Task requirements
Can you set down, exactly as they appear below, the lines from the opening of the material through the one bearing "import pandas as pd", minus the pictures?

— START OF Data shown —

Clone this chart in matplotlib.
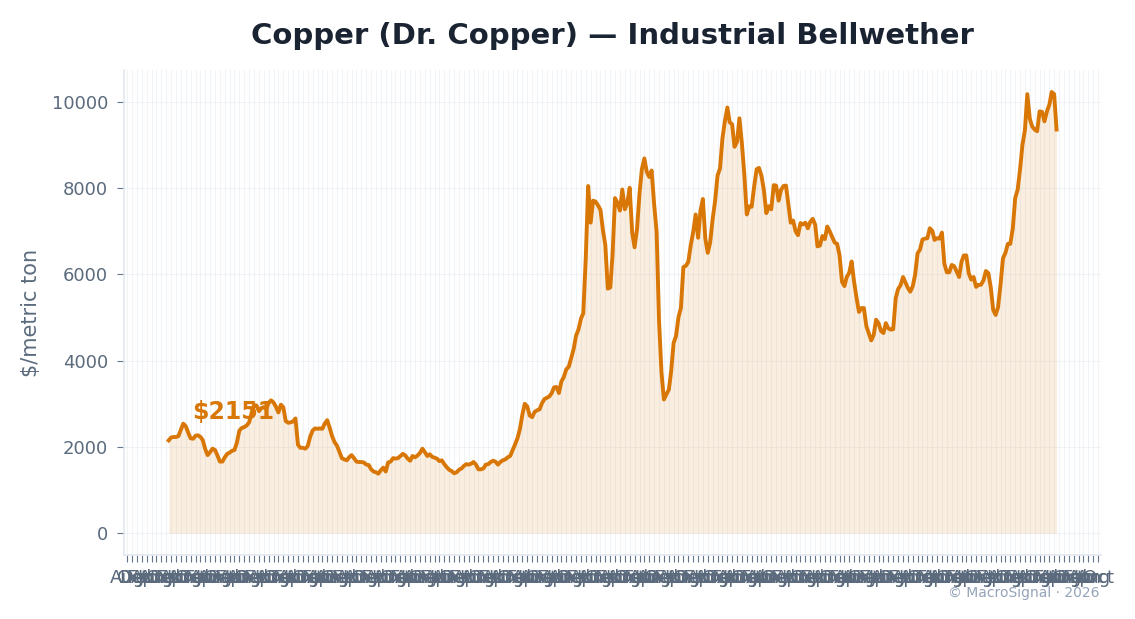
import matplotlib
matplotlib.use("Agg")
import matplotlib.pyplot as plt
import matplotlib.dates as mdates
import numpy as np
import pandas as pd

# Monthly copper price, $/metric ton (Jan 1992 - May 2022)
start_month = "1992-01-01"
p1992 = [2151, 2220, 2230, 2230, 2250, 2400, 2540, 2480, 2330, 2200, 2190, 2260]
p1993 = [2270, 2230, 2160, 1950, 1810, 1880, 1960, 1930, 1800, 1660, 1660, 1760]
p1994 = [1840, 1870, 1910, 1930, 2100, 2380, 2440, 2460, 2500, 2570, 2790, 2970]
p1995 = [2960, 2830, 2900, 2920, 2880, 3020, 3080, 3030, 2930, 2800, 2980, 2920]
p1996 = [2600, 2560, 2570, 2590, 2660, 2050, 1980, 1980, 1960, 2020, 2240, 2380]
p1997 = [2430, 2420, 2430, 2420, 2540, 2620, 2450, 2250, 2110, 2030, 1880, 1740]
p1998 = [1710, 1690, 1760, 1810, 1740, 1660, 1650, 1650, 1640, 1590, 1580, 1480]
p1999 = [1430, 1410, 1380, 1460, 1520, 1430, 1640, 1660, 1740, 1730, 1740, 1790]
p2000 = [1840, 1800, 1730, 1680, 1790, 1760, 1800, 1860, 1960, 1880, 1790, 1830]
p2001 = [1770, 1750, 1730, 1670, 1690, 1600, 1530, 1470, 1440, 1390, 1410, 1470]
p2002 = [1500, 1560, 1600, 1590, 1610, 1650, 1590, 1480, 1480, 1500, 1590, 1600]
p2003 = [1650, 1680, 1660, 1590, 1650, 1690, 1710, 1760, 1790, 1920, 2060, 2200]
p2004 = [2420, 2760, 3000, 2940, 2730, 2690, 2810, 2850, 2870, 3010, 3110, 3140]
p2005 = [3170, 3250, 3380, 3390, 3250, 3520, 3620, 3800, 3860, 4060, 4270, 4580]
p2006 = [4730, 4980, 5100, 6380, 8050, 7200, 7710, 7690, 7600, 7500, 7030, 6680]
p2007 = [5670, 5700, 6450, 7770, 7660, 7480, 7970, 7510, 7650, 8010, 6970, 6630]
p2008 = [7060, 7890, 8440, 8690, 8380, 8260, 8410, 7630, 6990, 4930, 3720, 3100]
p2009 = [3220, 3330, 3750, 4410, 4570, 5010, 5220, 6170, 6200, 6290, 6680, 6980]
p2010 = [7390, 6850, 7460, 7750, 6840, 6500, 6740, 7280, 7710, 8290, 8460, 9150]
p2011 = [9560, 9870, 9530, 9480, 8960, 9070, 9620, 9040, 8300, 7390, 7580, 7570]
p2012 = [8040, 8440, 8470, 8290, 7960, 7420, 7580, 7510, 8070, 8060, 7710, 7960]
p2013 = [8050, 8060, 7650, 7200, 7250, 7000, 6910, 7190, 7160, 7200, 7070, 7220]
p2014 = [7290, 7150, 6650, 6670, 6890, 6820, 7110, 7000, 6870, 6740, 6710, 6450]
p2015 = [5830, 5730, 5940, 6040, 6300, 5830, 5460, 5130, 5220, 5220, 4800, 4640]
p2016 = [4470, 4600, 4950, 4870, 4690, 4640, 4870, 4750, 4720, 4730, 5450, 5660]
p2017 = [5750, 5940, 5820, 5690, 5600, 5720, 5990, 6490, 6580, 6810, 6830, 6840]
p2018 = [7070, 7010, 6800, 6840, 6830, 6970, 6250, 6050, 6050, 6220, 6190, 6070]
p2019 = [5940, 6300, 6440, 6440, 6030, 5880, 5940, 5710, 5760, 5760, 5860, 6080]
p2020 = [6030, 5690, 5180, 5060, 5240, 5760, 6370, 6500, 6710, 6710, 7070, 7770]
p2021 = [7970, 8460, 9000, 9340, 10180, 9610, 9430, 9360, 9320, 9780, 9770, 9550]
p2022 = [9780, 9940, 10230, 10180, 9360]

prices = np.array(p1992 + p1993 + p1994 + p1995 + p1996 + p1997 + p1998 + p1999 +
                  p2000 + p2001 + p2002 + p2003 + p2004 + p2005 + p2006 + p2007 +
                  p2008 + p2009 + p2010 + p2011 + p2012 + p2013 + p2014 + p2015 +
                  p2016 + p2017 + p2018 + p2019 + p2020 + p2021 + p2022, dtype=float)
dates = pd.date_range(start_month, periods=len(prices), freq="MS")

title = "Copper (Dr. Copper) \u2014 Industrial Bellwether"
ylabel = "$/metric ton"
watermark = "\u00a9 MacroSignal \u00b7 2026"

LINE = "#d97706"
TEXT = "#5b6b7d"
TITLE = "#1a2332"

fig = plt.figure(figsize=(11.35, 6.19), dpi=100)
ax = fig.add_axes([0.1095, 0.103, 0.8605, 0.784])

ax.fill_between(dates, prices, 0, color=LINE, alpha=0.12, linewidth=0)
ax.plot(dates, prices, color=LINE, linewidth=2.8, solid_joinstyle="round")

ax.annotate(f"${prices[0]:.0f}", xy=(dates[0], prices[0]), xytext=(17, 12),
            textcoords="offset points", ha="left", va="bottom",
            fontsize=17, fontweight="bold", color=LINE)

ax.xaxis.set_major_locator(mdates.MonthLocator(bymonth=[2, 4, 6, 8, 10, 12]))
ax.xaxis.set_major_formatter(mdates.DateFormatter("%b"))

ax.grid(True, color="#e8edf3", linewidth=0.8, alpha=0.6)
ax.set_axisbelow(True)
for s in ["top", "right"]:
    ax.spines[s].set_visible(False)
for s in ["left", "bottom"]:
    ax.spines[s].set_color("#e2e8f0")
    ax.spines[s].set_linewidth(1.2)

ax.tick_params(axis="both", colors="#64748b", labelcolor=TEXT, labelsize=13, length=5)
ax.tick_params(axis="x", pad=5)
ax.tick_params(axis="y", pad=6.5)
ax.set_ylabel(ylabel, fontsize=15, color=TEXT, labelpad=8)
ax.set_title(title, fontsize=21, fontweight="bold", color=TITLE, pad=19)

fig.text(0.969, 0.031, watermark, ha="right", va="bottom", fontsize=10, color="#94a3b8")

fig.savefig("out.png", dpi=100)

— END OF Data shown —

In response
Clone this chart in matplotlib.
import matplotlib
matplotlib.use("Agg")
import matplotlib.pyplot as plt
import matplotlib.dates as mdates
import numpy as np
import pandas as pd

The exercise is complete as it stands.